Fred Astaire was brought to Hollywood in 1933 to dance with Joan Crawford in Dancing Lady, then moved from MGM to RKO where he was rather casually paired with Ginger Rogers for the first time in Flying Down to Rio. Their one shared dance in that 1933 pre-Code film, The Carioca, gave them no more than a few minutes together on screen, and even made it appear that the fledgling pair was having trouble keeping up with the salacious native dancers, clunking their heads together at one unfunny juncture. While Astaire's solos in Rio are jacknife sharp, it is clear that insufficient rehearsal time was allotted for Ginger to achieve perfection in the Carioca, with Joan Crawford having experienced the same handicap, plus a broken ankle, during the filming of Dancing Lady.

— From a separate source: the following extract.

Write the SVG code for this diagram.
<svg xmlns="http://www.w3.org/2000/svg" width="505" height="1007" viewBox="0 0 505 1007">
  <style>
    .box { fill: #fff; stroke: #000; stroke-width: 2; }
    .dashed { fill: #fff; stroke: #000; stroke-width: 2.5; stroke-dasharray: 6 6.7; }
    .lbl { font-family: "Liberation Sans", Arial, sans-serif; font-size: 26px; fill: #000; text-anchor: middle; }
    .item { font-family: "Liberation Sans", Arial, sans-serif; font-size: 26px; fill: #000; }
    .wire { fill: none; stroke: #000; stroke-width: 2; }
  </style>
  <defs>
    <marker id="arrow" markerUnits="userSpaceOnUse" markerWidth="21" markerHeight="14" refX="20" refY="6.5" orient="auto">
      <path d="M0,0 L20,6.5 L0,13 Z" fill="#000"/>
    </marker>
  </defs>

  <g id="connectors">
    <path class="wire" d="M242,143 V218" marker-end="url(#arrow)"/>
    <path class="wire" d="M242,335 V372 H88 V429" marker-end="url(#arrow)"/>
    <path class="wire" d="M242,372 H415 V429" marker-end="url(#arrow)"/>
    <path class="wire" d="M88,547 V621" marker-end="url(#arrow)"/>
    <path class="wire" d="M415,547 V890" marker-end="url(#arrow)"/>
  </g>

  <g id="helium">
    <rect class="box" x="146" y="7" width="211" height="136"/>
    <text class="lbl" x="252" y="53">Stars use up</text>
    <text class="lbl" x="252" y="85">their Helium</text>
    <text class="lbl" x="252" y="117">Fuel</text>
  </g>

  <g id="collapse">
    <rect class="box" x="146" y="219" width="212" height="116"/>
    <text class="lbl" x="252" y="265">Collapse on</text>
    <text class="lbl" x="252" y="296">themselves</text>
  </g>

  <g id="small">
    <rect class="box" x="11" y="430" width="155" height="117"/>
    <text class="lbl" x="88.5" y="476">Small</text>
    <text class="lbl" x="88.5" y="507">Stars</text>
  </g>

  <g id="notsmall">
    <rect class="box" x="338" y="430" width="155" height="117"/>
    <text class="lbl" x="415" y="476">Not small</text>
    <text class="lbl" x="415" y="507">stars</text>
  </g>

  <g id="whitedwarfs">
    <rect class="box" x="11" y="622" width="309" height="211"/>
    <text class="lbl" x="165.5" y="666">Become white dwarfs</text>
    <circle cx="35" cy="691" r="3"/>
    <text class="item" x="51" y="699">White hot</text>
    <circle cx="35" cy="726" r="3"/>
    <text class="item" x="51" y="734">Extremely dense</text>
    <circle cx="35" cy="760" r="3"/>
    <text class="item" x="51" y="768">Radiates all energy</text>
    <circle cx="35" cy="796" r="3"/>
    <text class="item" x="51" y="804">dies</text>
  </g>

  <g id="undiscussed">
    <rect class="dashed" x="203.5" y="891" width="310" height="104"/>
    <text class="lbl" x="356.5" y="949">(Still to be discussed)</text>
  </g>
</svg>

After Rio, fortunately, Fred gained sufficient control at RKO to ensure that weeks of exhaustive rehearsals preceded the actual filming of all his subsequent movies. As a consequence, one of the greatest thrills audiences have ever experienced occurred between 1933 and 1935: Ginger Rogers caught up with Fred Astaire. Watching their pairings in sequence--Rio, The Gay Divorcee, Roberta, and finally Top Hat, Rogers' growth in precision and increasing ability to perform with abandon are a stunning tribute to her talent and perseverence. Her exhilaration and obvious pleasure in more than keeping up with Fred told audiences what they already knew--this pair could top any dancing that had ever been seen before. By the time Roberta was filmed Astaire and Rogers were also topping themselves, and bringing something joyously unexpected to a depression-weary world.

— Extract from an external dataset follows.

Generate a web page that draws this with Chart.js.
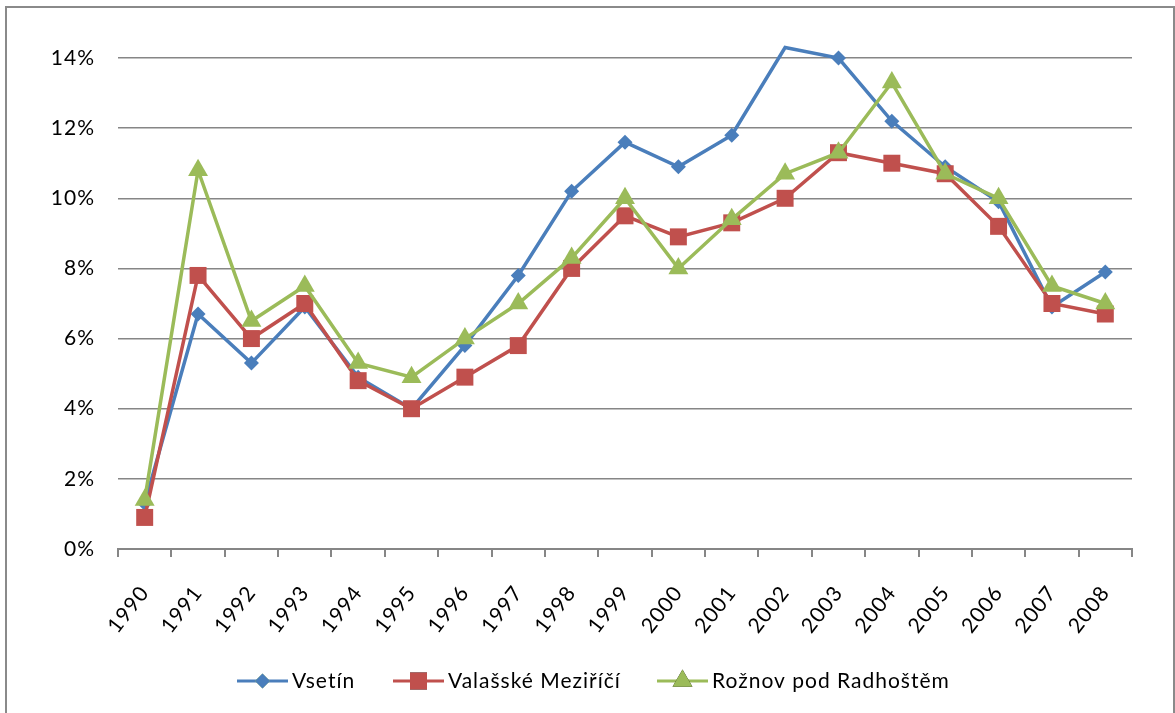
<!DOCTYPE html>
<html>
<head>
<meta charset="utf-8">
<script src="https://cdn.jsdelivr.net/npm/chart.js@4/dist/chart.umd.min.js"></script>
<style>
  html, body { margin: 0; padding: 0; background: #fff; }
  #wrap { position: absolute; left: 0; top: 0; width: 1175px; height: 713px; overflow: hidden; }
  #frame { position: absolute; left: 5px; top: 6px; width: 1166px; height: 760px; border: 2px solid #8a8a8a; }
  canvas { position: absolute; left: 0; top: 0; }
</style>
</head>
<body>
<div id="wrap">
  <div id="frame"></div>
  <canvas id="c" width="1175" height="713"></canvas>
</div>
<script>
const years = ['1990','1991','1992','1993','1994','1995','1996','1997','1998','1999','2000','2001','2002','2003','2004','2005','2006','2007','2008'];
const seriesNames = ['Vsetín', 'Valašské Meziříčí', 'Rožnov pod Radhoštěm'];
const vsetin    = [1.3, 6.7, 5.3, 6.9, 4.9, 4.0, 5.8, 7.8, 10.2, 11.6, 10.9, 11.8, 14.3, 14.0, 12.2, 10.9, 9.9, 6.9, 7.9];
const valasske  = [0.9, 7.8, 6.0, 7.0, 4.8, 4.0, 4.9, 5.8, 8.0, 9.5, 8.9, 9.3, 10.0, 11.3, 11.0, 10.7, 9.2, 7.0, 6.7];
const roznov    = [1.4, 10.8, 6.5, 7.5, 5.3, 4.9, 6.0, 7.0, 8.3, 10.0, 8.0, 9.4, 10.7, 11.3, 13.3, 10.7, 10.0, 7.5, 7.0];
const yTicks    = [0, 2, 4, 6, 8, 10, 12, 14];

const colors = ['#4A7EBB', '#C0504D', '#9BBB59'];
const styles = ['rectRot', 'rect', 'triangle'];
const radii  = [7.5, 12, 11.5];
const FONT = 'Lato, "Open Sans", sans-serif';

const spacingPlugin = {
  id: 'spacing',
  beforeInit(chart) { chart.ctx.letterSpacing = '1px'; },
  beforeUpdate(chart) { chart.ctx.letterSpacing = '1px'; },
  beforeDraw(chart) { chart.ctx.letterSpacing = '1px'; }
};

const legendPlugin = {
  id: 'excelLegend',
  afterDraw(chart) {
    const ctx = chart.ctx;
    const items = [
      { lineX: 237, textX: 292 },
      { lineX: 393, textX: 448 },
      { lineX: 657, textX: 712 }
    ];
    const y = 681;
    ctx.save();
    items.forEach((it, i) => {
      ctx.strokeStyle = colors[i];
      ctx.lineWidth = 3;
      ctx.beginPath();
      ctx.moveTo(it.lineX, y);
      ctx.lineTo(it.lineX + 51, y);
      ctx.stroke();
      Chart.helpers.drawPoint(ctx, {
        pointStyle: styles[i], radius: radii[i], rotation: 0, borderWidth: 0
      }, it.lineX + 25.5, y);
      ctx.fillStyle = colors[i];
      ctx.fill();
      ctx.fillStyle = '#000';
      ctx.font = '21px ' + FONT;
      ctx.letterSpacing = '1px';
      ctx.textBaseline = 'middle';
      ctx.textAlign = 'left';
      ctx.fillText(seriesNames[i], it.textX, y);
    });
    ctx.restore();
  }
};

const seriesData = [vsetin, valasske, roznov];
new Chart(document.getElementById('c'), {
  type: 'line',
  data: {
    labels: years,
    datasets: seriesData.map((d, i) => ({
      label: seriesNames[i],
      data: d,
      borderColor: colors[i],
      backgroundColor: colors[i],
      borderWidth: 3.5,
      pointStyle: styles[i],
      pointRadius: radii[i],
      pointBorderWidth: 0,
      pointBackgroundColor: colors[i],
      tension: 0,
      clip: false,
      order: 3 - i
    }))
  },
  options: {
    responsive: false,
    animation: false,
    events: [],
    layout: { padding: { top: 58, right: 43, left: 0, bottom: 0 } },
    plugins: { legend: { display: false }, tooltip: { enabled: false } },
    scales: {
      x: {
        offset: true,
        afterFit: (s) => { s.height = 164; },
        grid: { display: true, offset: true, drawOnChartArea: false, drawTicks: true, tickLength: 8, color: '#868686', lineWidth: 2 },
        border: { display: true, color: '#868686', width: 2 },
        ticks: { color: '#000', font: { family: FONT, size: 21 }, maxRotation: 52, minRotation: 52, padding: 24, autoSkip: false }
      },
      y: {
        min: 0, max: 14,
        afterFit: (s) => { s.width = 118; },
        afterBuildTicks: (s) => { s.ticks = yTicks.map(v => ({ value: v })); },
        grid: { color: '#868686', lineWidth: 1.5, drawTicks: false },
        border: { display: false },
        ticks: { color: '#000', font: { family: FONT, size: 21 }, padding: 23, callback: (v) => v + '%' }
      }
    }
  },
  plugins: [spacingPlugin, legendPlugin]
});
</script>
</body>
</html>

Top Hat, the biggest grossing movie of 1935, was the culmination of that magical process. Subsequent Astaire-Rogers films continued to display their technical growth as a team, but without the freshness and feeling of surprise for audiences. As wonderful as Top Hat is, however, it is apparent that audiences stormed Top Hat because of what they had witnessed in Roberta a few months previously. The Astaire-Rogers numbers in Roberta--I'll Be Hard to Handle, Smoke Gets In Your Eyes, Lovely to Look At, and I Won't Dance--went so far beyond the Gay Divorcee that audiences recognized that there was no point speculating what might follow next.
The finale of Roberta, a duet reprise of "I Won't Dance" lasting only 50 seconds, was the coup de grace, a kind of superhuman release of residual energy that culminates in the pair wrapping around each other in a jubilant hug: mission accomplished! And that was it for several months. With no Tivo or Blu-ray players in 1935, there was no way to replay that minute while the world awaited the next Astaire-Rogers outing--could it possibly have been as magical as it seemed? The answer is Yes. From the 2012 world of infinite replays, the "I Won't Dance" duet is endlessly fascinating to watch at any playback speed, a tribute to two supreme artists charting a course that the world had not previously imagined possible.